В августе 1968 года Советский Союз ввел войска в Чехословакию для подавления так называемой «Пражской весны» – периода либеральных реформ в стране. Протестуя против этого, 25 августа 1968 года на Красную площадь вышли восемь человек: Константин Бабицкий, Татьяна Баева, Лариса Богораз, Наталья Горбаневская, Вадим Делоне, Владимир Дремлюга, Павел Литвинов и Виктор Файнберг – с плакатами «Позор оккупантам!», «За вашу и нашу свободу!», «Мы теряем лучших друзей». Через несколько минут они были избиты и арестованы. Двое из них – Лариса Богораз и Константин Бабицкий – были лингвистами.
– Накануне, – рассказывает Апресян, – в двенадцать часов Косте Бабицкому звонит Лариса, – я в это время был в походе с Мельчуком на Алтае, но потом я всю эту историю от Кости узнал, – и говорит: пьянка отменяется. Точная фраза. Костя говорит: как хотите, я пойду один. Ну, вышли все. Что там случилось, известно.

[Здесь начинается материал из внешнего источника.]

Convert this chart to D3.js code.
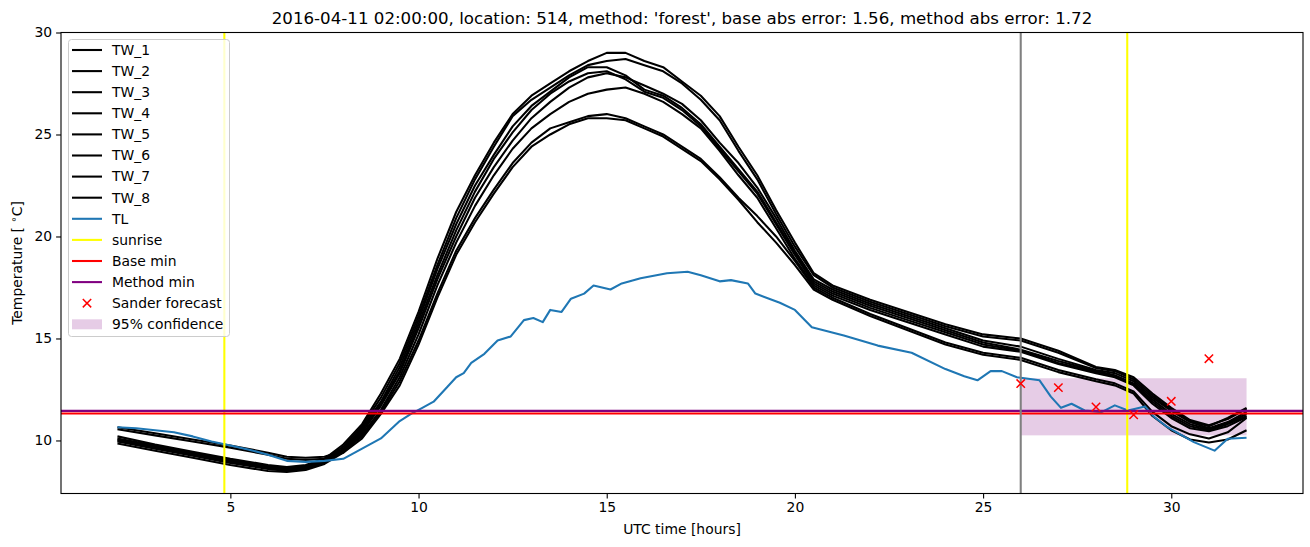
<!DOCTYPE html>
<html>
<head>
<meta charset="utf-8">
<script src="https://cdn.jsdelivr.net/npm/d3@7/dist/d3.min.js"></script>
<style>
  body { margin: 0; background: #fff; }
  text { font-family: 'DejaVu Sans', sans-serif; }
</style>
</head>
<body>
<svg id="root" width="1310" height="547"></svg>
<script>
// time axis for the TW sensors (hours UTC)
const hours = [2, 3, 4, 5, 6, 6.5, 7, 7.5, 8, 8.5, 9, 9.5, 10, 10.5, 11, 11.5, 12, 12.5, 13, 13.5,
  14, 14.5, 15, 15.5, 16, 16.5, 17, 17.5, 18, 18.5, 19, 19.5, 20, 20.5, 21, 22, 23, 24, 25, 26,
  27, 28, 28.5, 29, 29.5, 30, 30.5, 31, 31.5, 32]

const tw1 = [10.2, 9.8, 9.45, 9.1, 8.8, 8.7, 8.8, 9.1, 9.8, 10.8, 12.3, 14.0, 16.3, 18.9, 21.2, 23.0, 24.6, 26.0, 26.9, 27.5,
  28.1, 28.6, 29.0, 29.0, 28.6, 28.3, 27.6, 26.9, 25.9, 24.4, 23.0, 21.3, 19.7, 18.2, 17.6, 16.9, 16.3, 15.7, 15.2, 15.0,
  14.4, 13.6, 13.45, 13.1, 12.3, 11.6, 11.0, 10.75, 11.05, 11.55]
const tw2 = [10.1, 9.75, 9.4, 9.05, 8.75, 8.65, 8.75, 9.05, 9.7, 10.7, 12.1, 13.8, 16.1, 18.6, 20.9, 22.8, 24.4, 25.9, 26.7, 27.3,
  27.9, 28.4, 28.6, 28.7, 28.4, 28.1, 27.5, 26.7, 25.7, 24.2, 22.8, 21.1, 19.5, 18.1, 17.5, 16.8, 16.2, 15.6, 15.1, 14.9,
  14.3, 13.55, 13.4, 13.0, 12.2, 11.5, 10.95, 10.7, 11.1, 11.6]
const tw3 = [10.05, 9.7, 9.35, 9.0, 8.7, 8.6, 8.7, 9.0, 9.6, 10.6, 11.9, 13.6, 15.9, 18.4, 20.6, 22.5, 24.0, 25.4, 26.4, 27.1,
  27.8, 28.3, 28.3, 27.9, 27.2, 26.9, 26.3, 25.5, 24.4, 23.3, 22.2, 20.7, 19.2, 17.8, 17.3, 16.6, 16.0, 15.4, 14.8, 14.45,
  13.9, 13.4, 13.2, 12.8, 12.0, 11.3, 10.8, 10.55, 10.85, 11.3]
const tw4 = [10.0, 9.65, 9.3, 8.95, 8.65, 8.55, 8.65, 8.95, 9.55, 10.5, 11.8, 13.4, 15.7, 18.1, 20.3, 22.2, 23.8, 25.1, 26.2, 27.0,
  27.6, 28.0, 28.1, 27.7, 27.1, 26.8, 26.2, 25.4, 24.3, 23.2, 22.1, 20.6, 19.1, 17.7, 17.2, 16.5, 15.9, 15.3, 14.7, 14.4,
  13.8, 13.35, 13.15, 12.75, 11.9, 11.2, 10.7, 10.5, 10.8, 11.2]
const tw5 = [9.95, 9.6, 9.25, 8.9, 8.6, 8.5, 8.6, 8.9, 9.5, 10.4, 11.7, 13.3, 15.5, 17.9, 20.0, 21.9, 23.4, 24.7, 25.8, 26.6,
  27.3, 27.8, 28.0, 27.8, 27.4, 27.0, 26.5, 25.7, 24.6, 23.6, 22.4, 20.9, 19.3, 17.9, 17.4, 16.7, 16.1, 15.5, 14.9, 14.6,
  14.0, 13.45, 13.3, 12.9, 12.1, 11.45, 10.9, 10.6, 10.9, 11.4]
const tw6 = [9.85, 9.5, 9.15, 8.8, 8.5, 8.45, 8.55, 8.85, 9.4, 10.3, 11.5, 13.1, 15.2, 17.6, 19.7, 21.5, 23.0, 24.3, 25.3, 26.0,
  26.6, 27.0, 27.2, 27.3, 27.0, 26.6, 26.0, 25.3, 24.2, 23.0, 21.9, 20.4, 18.9, 17.6, 17.1, 16.4, 15.8, 15.2, 14.6, 14.35,
  13.75, 13.3, 13.1, 12.7, 11.8, 11.1, 10.6, 10.45, 10.7, 11.15]
const tw7 = [10.65, 10.35, 10.05, 9.75, 9.4, 9.2, 9.15, 9.2, 9.5, 10.2, 11.4, 12.9, 14.9, 17.2, 19.3, 20.9, 22.3, 23.6, 24.6, 25.3,
  25.6, 25.9, 26.0, 25.8, 25.4, 25.0, 24.4, 23.8, 22.9, 21.9, 21.0, 20.0, 18.8, 17.5, 17.0, 16.2, 15.5, 14.8, 14.3, 14.05,
  13.45, 13.0, 12.8, 12.4, 11.4, 10.7, 10.3, 10.1, 10.4, 11.1]
const tw8 = [10.55, 10.25, 9.95, 9.65, 9.3, 9.1, 9.05, 9.1, 9.4, 10.1, 11.3, 12.7, 14.7, 17.0, 19.1, 20.7, 22.1, 23.4, 24.4, 25.0,
  25.5, 25.8, 25.8, 25.7, 25.3, 24.9, 24.3, 23.7, 22.8, 21.8, 20.7, 19.7, 18.6, 17.4, 16.9, 16.1, 15.4, 14.7, 14.2, 13.95,
  13.35, 12.9, 12.7, 12.3, 11.2, 10.5, 10.05, 9.9, 10.05, 10.5]

// air temperature TL
const tlHours = [2, 2.5, 3, 3.5, 4, 4.5, 5, 5.5, 6, 6.5, 7, 7.5, 8, 8.5, 9, 9.5, 9.8, 10.1, 10.4, 10.75,
  11, 11.2, 11.4, 11.75, 12.1, 12.45, 12.8, 13.05, 13.3, 13.5, 13.8, 14.05, 14.4, 14.65, 15.1, 15.4, 15.9, 16.6, 17.15, 17.5,
  18, 18.3, 18.75, 18.95, 19.6, 20, 20.45, 21.3, 22.2, 23.1, 24, 24.5, 24.85, 25.2, 25.5, 25.9, 26.5, 26.8, 27.07, 27.35,
  27.7, 28.15, 28.5, 28.85, 29.3, 29.55, 29.9, 30.6, 31.15, 31.5, 32]
const tl = [10.65, 10.6, 10.5, 10.4, 10.2, 9.95, 9.75, 9.55, 9.3, 9.0, 8.95, 9.0, 9.1, 9.6, 10.1, 10.95, 11.3, 11.6, 11.9, 12.6,
  13.1, 13.3, 13.8, 14.25, 14.9, 15.1, 15.9, 16.0, 15.8, 16.4, 16.3, 16.95, 17.2, 17.6, 17.4, 17.7, 17.95, 18.2, 18.27, 18.1,
  17.8, 17.86, 17.7, 17.2, 16.75, 16.4, 15.55, 15.15, 14.65, 14.3, 13.5, 13.15, 12.95, 13.4, 13.4, 13.1, 12.95, 12.15, 11.6, 11.8,
  11.47, 11.39, 11.72, 11.47, 11.67, 11.15, 10.65, 9.92, 9.5, 10.08, 10.13]

const sunrise = [4.84, 28.83]
const baseMin = 11.32
const methodMin = 11.45
const nowHour = 26
const forecastHours = [26, 27, 28, 29, 30, 31]
const forecast = [12.79, 12.59, 11.64, 11.26, 11.92, 14.01]
const confHours = [26, 32]
const confRange = [10.25, 13.05]

const xTicks = [5, 10, 15, 20, 25, 30]
const yTicks = [10, 15, 20, 25, 30]
const twNames = ['TW_1', 'TW_2', 'TW_3', 'TW_4', 'TW_5', 'TW_6', 'TW_7', 'TW_8']
const twSeries = [tw1, tw2, tw3, tw4, tw5, tw6, tw7, tw8]

let root = d3.select('#root')
let m = { left: 61, right: 1303, top: 32.5, bottom: 493.5 }
let lw = 2.08 // 1.5pt

let x = d3.scaleLinear().domain([0.5, 33.5]).range([m.left, m.right])
let y = d3.scaleLinear().domain([7.4, 30]).range([m.bottom, m.top])

root.append('defs').append('clipPath').attr('id', 'clip')
  .append('rect')
  .attr('x', m.left).attr('y', m.top)
  .attr('width', m.right - m.left).attr('height', m.bottom - m.top)

let plot = root.append('g').attr('clip-path', 'url(#clip)')

// 95% confidence band
plot.append('rect')
  .attr('x', x(confHours[0]))
  .attr('width', x(confHours[1]) - x(confHours[0]))
  .attr('y', y(confRange[1]))
  .attr('height', y(confRange[0]) - y(confRange[1]))
  .attr('fill', 'purple')
  .attr('fill-opacity', 0.2)

let line = d3.line().x((d) => x(d[0])).y((d) => y(d[1]))

twSeries.forEach((s) => {
  plot.append('path')
    .attr('d', line(hours.map((h, i) => [h, s[i]])))
    .attr('fill', 'none')
    .attr('stroke', 'black')
    .attr('stroke-width', lw)
    .attr('stroke-linejoin', 'round')
})

plot.append('path')
  .attr('d', line(tlHours.map((h, i) => [h, tl[i]])))
  .attr('fill', 'none')
  .attr('stroke', '#1f77b4')
  .attr('stroke-width', lw)
  .attr('stroke-linejoin', 'round')

sunrise.forEach((s) => {
  plot.append('line')
    .attr('x1', x(s)).attr('x2', x(s))
    .attr('y1', m.top).attr('y2', m.bottom)
    .attr('stroke', 'yellow')
    .attr('stroke-width', lw)
})

plot.append('line')
  .attr('x1', m.left).attr('x2', m.right)
  .attr('y1', y(baseMin)).attr('y2', y(baseMin))
  .attr('stroke', 'red').attr('stroke-width', lw)

plot.append('line')
  .attr('x1', m.left).attr('x2', m.right)
  .attr('y1', y(methodMin)).attr('y2', y(methodMin))
  .attr('stroke', 'purple').attr('stroke-width', lw)

plot.append('line')
  .attr('x1', x(nowHour)).attr('x2', x(nowHour))
  .attr('y1', m.top).attr('y2', m.bottom)
  .attr('stroke', 'grey').attr('stroke-width', lw)

let cross = (g, cx, cy, r) => {
  g.append('path')
    .attr('d', `M${cx - r},${cy - r}L${cx + r},${cy + r}M${cx - r},${cy + r}L${cx + r},${cy - r}`)
    .attr('stroke', 'red')
    .attr('stroke-width', 1.5)
}
forecastHours.forEach((h, i) => cross(plot, x(h), y(forecast[i]), 4.2))

// axes
let xAxis = root.append('g')
  .attr('transform', `translate(0,${m.bottom})`)
  .call(d3.axisBottom(x).tickValues(xTicks).tickSize(4.9).tickPadding(4).tickSizeOuter(0))
let yAxis = root.append('g')
  .attr('transform', `translate(${m.left},0)`)
  .call(d3.axisLeft(y).tickValues(yTicks).tickSize(4.9).tickPadding(4).tickSizeOuter(0))

;[xAxis, yAxis].forEach((a) => {
  a.select('.domain').remove()
  a.selectAll('text').attr('font-size', 13.9).attr('fill', 'black')
    .attr('font-family', "'DejaVu Sans', sans-serif")
  a.selectAll('line').attr('stroke', 'black').attr('stroke-width', 1.1)
})

root.append('rect')
  .attr('x', m.left).attr('y', m.top)
  .attr('width', m.right - m.left).attr('height', m.bottom - m.top)
  .attr('fill', 'none').attr('stroke', 'black').attr('stroke-width', 1.1)

root.append('text')
  .attr('x', (m.left + m.right) / 2).attr('y', 24)
  .attr('text-anchor', 'middle').attr('font-size', 16.67)
  .text("2016-04-11 02:00:00, location: 514, method: 'forest', base abs error: 1.56, method abs error: 1.72")

root.append('text')
  .attr('x', (m.left + m.right) / 2).attr('y', 534)
  .attr('text-anchor', 'middle').attr('font-size', 13.9)
  .text('UTC time [hours]')

let yl = root.append('text')
  .attr('transform', `translate(22,${(m.top + m.bottom) / 2}) rotate(-90)`)
  .attr('text-anchor', 'middle').attr('font-size', 13.9)
yl.append('tspan').text('Temperature [ ')
yl.append('tspan').attr('font-size', 10).attr('dy', -5).text('∘')
yl.append('tspan').attr('dy', 5).text('C]')

// legend
let lg = root.append('g')
lg.append('rect')
  .attr('x', 68.5).attr('y', 39.5).attr('width', 161).attr('height', 297)
  .attr('rx', 3)
  .attr('fill', 'white').attr('fill-opacity', 0.8)
  .attr('stroke', '#cccccc').attr('stroke-width', 1)

let entries = twNames.map((n) => ({ label: n, kind: 'line', color: 'black' }))
  .concat([
    { label: 'TL', kind: 'line', color: '#1f77b4' },
    { label: 'sunrise', kind: 'line', color: 'yellow' },
    { label: 'Base min', kind: 'line', color: 'red' },
    { label: 'Method min', kind: 'line', color: 'purple' },
    { label: 'Sander forecast', kind: 'cross', color: 'red' },
    { label: '95% confidence', kind: 'patch', color: 'purple' }
  ])

entries.forEach((e, i) => {
  let cy = 50 + i * 21.1
  if (e.kind === 'line') {
    lg.append('line')
      .attr('x1', 72).attr('x2', 102).attr('y1', cy).attr('y2', cy)
      .attr('stroke', e.color).attr('stroke-width', lw)
  } else if (e.kind === 'cross') {
    cross(lg, 87, cy, 4.2)
  } else {
    lg.append('rect')
      .attr('x', 72).attr('y', cy - 5).attr('width', 30).attr('height', 10)
      .attr('fill', e.color).attr('fill-opacity', 0.2)
  }
  lg.append('text')
    .attr('x', 112).attr('y', cy).attr('dy', '0.35em')
    .attr('font-size', 13.9)
    .text(e.label)
})
</script>
</body>
</html>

– Про «пьянка отменяется» я ничего не знаю, – замечает Александр Даниэль. – Никогда от матери не слышал, что она пыталась уговорить Костю не ходить. Накануне она сама твердо знала, что пойдет, это точно. Значит, если Апресян прав и такой звонок был, то объяснение этому может быть только одно: она хотела Костю уберечь. Она его очень уважала как ученого.
– Тут мне опять повезло, – рассказывает Мельчук, – как много раз в жизни невероятно везло, потому что этим летом я был в походе на Саянах и в предгорьях Алтая и там очень сильно повредил себе ногу – разрыв связок, разрыв хрящей. Мы вернулись в Москву на воскресенье позже, чем была эта демонстрация на Красной площади. Поэтому я на нее не попал. Но вообще я оказался бы при всех вариантах в тяжелом положении: может быть, побоялся бы пойти, тогда страдал бы от своей трусости, или пошел бы – и оказался бы в тюрьме, как все они.
Я очень дружил с Костей Бабицким, я ездил к нему в ссылку дважды. Так что это все было совершенно ужасно. Меня вот бог миловал – я вернулся и попал в больницу, таким образом это меня миновало. Но, конечно, промолчать я не мог – я начал повсюду писать.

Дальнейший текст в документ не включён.